## GIVEN EXERCISE
Without copying any pictures, restate exactly the lines from the start of the records through the line containing "ax = fig.add_axes([0.120, 0.112, 0.850, 0.854])".

## SUPPLIED MATERIAL
— START —

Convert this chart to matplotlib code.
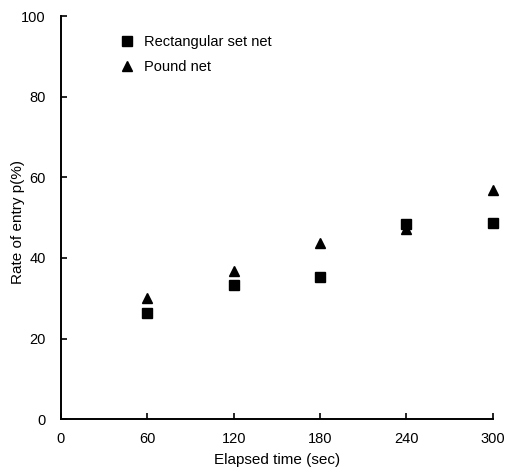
import matplotlib.pyplot as plt

plt.rcParams['font.family'] = ['Liberation Sans', 'DejaVu Sans']

elapsed = [60, 120, 180, 240, 300]
rect_set_net = [26.3, 33.4, 35.3, 48.5, 48.6]
pound_net = [30.0, 36.8, 43.7, 47.2, 56.9]
x_ticks = [0, 60, 120, 180, 240, 300]
y_ticks = [0, 20, 40, 60, 80, 100]

fig = plt.figure(figsize=(5.08, 4.72), dpi=100)
ax = fig.add_axes([0.120, 0.112, 0.850, 0.854])

ax.plot(elapsed, rect_set_net, 's', color='black', markersize=7, label='Rectangular set net')
ax.plot(elapsed, pound_net, '^', color='black', markersize=7, label='Pound net')

ax.set_xlim(0, 300)
ax.set_ylim(0, 100)
ax.set_xticks(x_ticks)
ax.set_yticks(y_ticks)
ax.tick_params(direction='in', length=4, width=1.2, labelsize=10.5)
ax.tick_params(axis='y', pad=11)
ax.tick_params(axis='x', pad=9)
for side in ['top', 'right']:
    ax.spines[side].set_visible(False)
for side in ['left', 'bottom']:
    ax.spines[side].set_linewidth(1.4)
for ln in ax.lines:
    ln.set_clip_on(False)

ax.set_xlabel('Elapsed time (sec)', fontsize=11, labelpad=5)
ax.set_ylabel('Rate of entry p(%)', fontsize=11)
ax.yaxis.set_label_coords(-0.083, 0.49)

ax.legend(loc='upper left', bbox_to_anchor=(0.105, 0.985), frameon=False,
          fontsize=10.5, handletextpad=0.7, labelspacing=0.75, handlelength=1.0)

plt.savefig('out.png', dpi=100)
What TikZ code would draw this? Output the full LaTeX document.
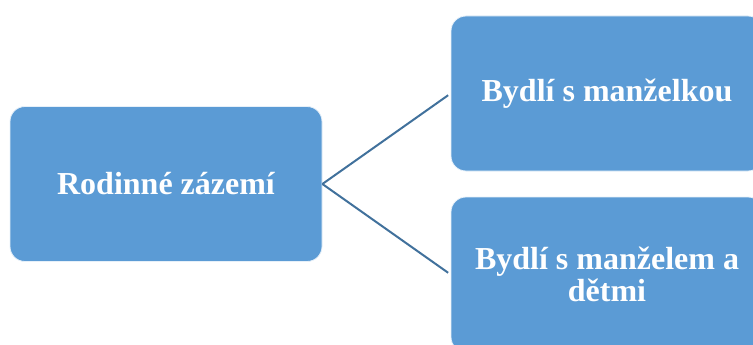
\documentclass[tikz,border=0pt]{standalone}
\usepackage{fontspec}
\setmainfont{Liberation Serif}
\definecolor{boxblue}{HTML}{5B9BD5}
\definecolor{linkblue}{HTML}{41719C}
\begin{document}
\begin{tikzpicture}[x=1pt,y=-1pt,
  card/.style={rectangle, rounded corners=15pt, fill=boxblue, draw=white!85!boxblue,
    line width=0.8pt, minimum width=312pt, minimum height=155pt, inner sep=0pt,
    text=white, align=center, font=\fontsize{32}{32}\selectfont\bfseries},
  link/.style={draw=linkblue, line width=2pt, shorten >=3pt}]
  \useasboundingbox (0,0) rectangle (753,345);
  \clip (0,0) rectangle (753,345);
  \node[card] (root) at (166,184) {Rodinné zázemí};
  \node[card] (wife) at (607,93.5) {Bydlí s manželkou};
  \node[card] (family) at (607,274.5) {Bydlí s manželem a\\dětmi};
  \draw[link] (root.east) -- (wife.west);
  \draw[link] (root.east) -- (family.west);
\end{tikzpicture}
\end{document}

— END —

## ANSWER
Convert this chart to matplotlib code.
import matplotlib.pyplot as plt

plt.rcParams['font.family'] = ['Liberation Sans', 'DejaVu Sans']

elapsed = [60, 120, 180, 240, 300]
rect_set_net = [26.3, 33.4, 35.3, 48.5, 48.6]
pound_net = [30.0, 36.8, 43.7, 47.2, 56.9]
x_ticks = [0, 60, 120, 180, 240, 300]
y_ticks = [0, 20, 40, 60, 80, 100]

fig = plt.figure(figsize=(5.08, 4.72), dpi=100)
ax = fig.add_axes([0.120, 0.112, 0.850, 0.854])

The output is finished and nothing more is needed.